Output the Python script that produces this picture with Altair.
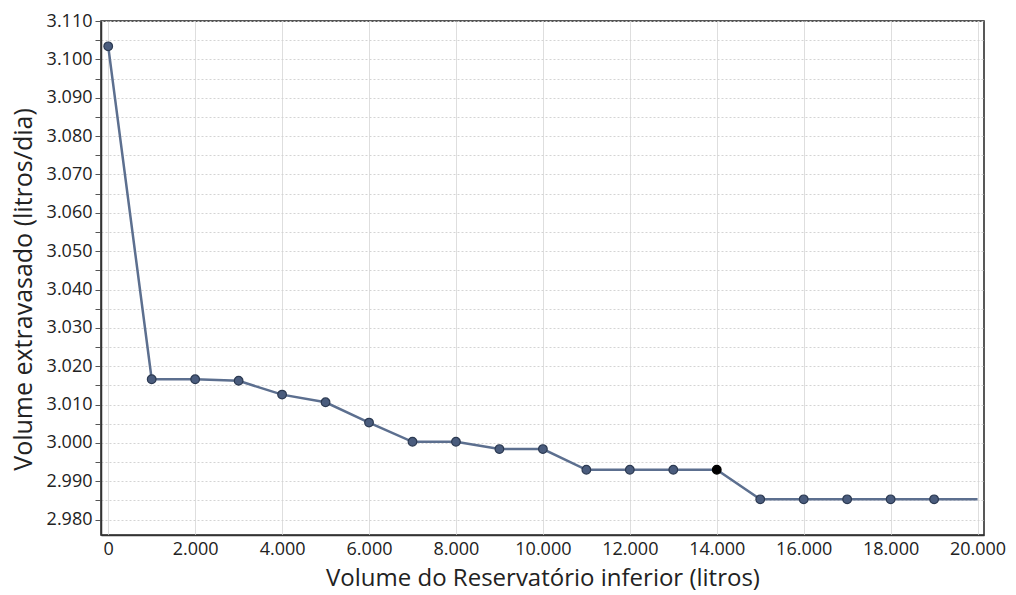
import altair as alt
import pandas as pd

volume_reservatorio = [0, 1000, 2000, 3000, 4000, 5000, 6000, 7000, 8000, 9000, 10000,
                       11000, 12000, 13000, 14000, 15000, 16000, 17000, 18000, 19000, 20000]
volume_extravasado = [3103.4, 3016.6, 3016.6, 3016.2, 3012.6, 3010.6, 3005.3, 3000.3, 3000.3,
                      2998.4, 2998.4, 2993.0, 2993.0, 2993.0, 2993.0, 2985.3, 2985.3, 2985.3,
                      2985.3, 2985.3, 2985.3]
marcador = [True] * 20 + [False]
destaque = [False] * 14 + [True] + [False] * 6

df = pd.DataFrame({
    "x": volume_reservatorio,
    "y": volume_extravasado,
    "m": marcador,
    "d": destaque,
})

x_ticks = list(range(0, 20001, 2000))
y_ticks = list(range(2980, 3111, 5))

fmt_x = "replace(format(datum.value, ',.0f'), ',', '.')"
fmt_y = "datum.value % 10 == 0 ? replace(format(datum.value, ',.0f'), ',', '.') : ''"

xenc = alt.X("x:Q", scale=alt.Scale(domain=[-166, 20148], nice=False, zero=False),
             axis=alt.Axis(values=x_ticks, tickCount=40, labelExpr=fmt_x,
                           title="Volume do Reservatório inferior (litros)",
                           grid=True, gridColor="#dedede", gridWidth=1, ticks=False,
                           labelOverlap=False, labelFlush=False,
                           labelPadding=5, titlePadding=8, titleFontSize=24))
yenc = alt.Y("y:Q", scale=alt.Scale(domain=[2976, 3110], nice=False, zero=False),
             axis=alt.Axis(values=y_ticks, tickCount=60, labelExpr=fmt_y,
                           title="Volume extravasado (litros/dia)",
                           grid=True, gridColor="#d4d4d4", gridDash=[2, 2], gridWidth=1,
                           labelOverlap=False, labelFlush=False,
                           tickSize=6, tickColor="#555", labelPadding=3, titlePadding=10,
                           titleY=268, titleFontSize=25))

base = alt.Chart(df)

line = base.mark_line(color="#5c6f8f", strokeWidth=2.5).encode(x=xenc, y=yenc)

pts = base.transform_filter("datum.m").mark_point(
    filled=True, size=75, opacity=1, strokeWidth=1.2
).encode(
    x="x:Q", y="y:Q",
    color=alt.condition("datum.d", alt.value("#000000"), alt.value("#4a5c7d")),
    stroke=alt.condition("datum.d", alt.value("#000000"), alt.value("#2c3a52")),
)

chart = alt.layer(line, pts).properties(
    width=883, height=514,
    autosize=alt.AutoSizeParams(type="none"),
    padding={"left": 101, "top": 21, "right": 32, "bottom": 60},
).configure_view(
    stroke="#222222", strokeWidth=1.5
).configure_axis(
    labelFont="Open Sans", titleFont="Open Sans", labelFontSize=18,
    labelColor="#222", titleColor="#222", titleFontWeight="normal",
    domainColor="#333", domainWidth=1.5,
)

chart.save("out.html", embed_options={"renderer": "svg", "actions": False})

## Task instructions
Leave out the pictures. Transcribe only the lines above, from the first through the one that contains "destaque = [False]".

## Answer to this task
Output the Python script that produces this picture with Altair.
import altair as alt
import pandas as pd

volume_reservatorio = [0, 1000, 2000, 3000, 4000, 5000, 6000, 7000, 8000, 9000, 10000,
                       11000, 12000, 13000, 14000, 15000, 16000, 17000, 18000, 19000, 20000]
volume_extravasado = [3103.4, 3016.6, 3016.6, 3016.2, 3012.6, 3010.6, 3005.3, 3000.3, 3000.3,
                      2998.4, 2998.4, 2993.0, 2993.0, 2993.0, 2993.0, 2985.3, 2985.3, 2985.3,
                      2985.3, 2985.3, 2985.3]
marcador = [True] * 20 + [False]
destaque = [False] * 14 + [True] + [False] * 6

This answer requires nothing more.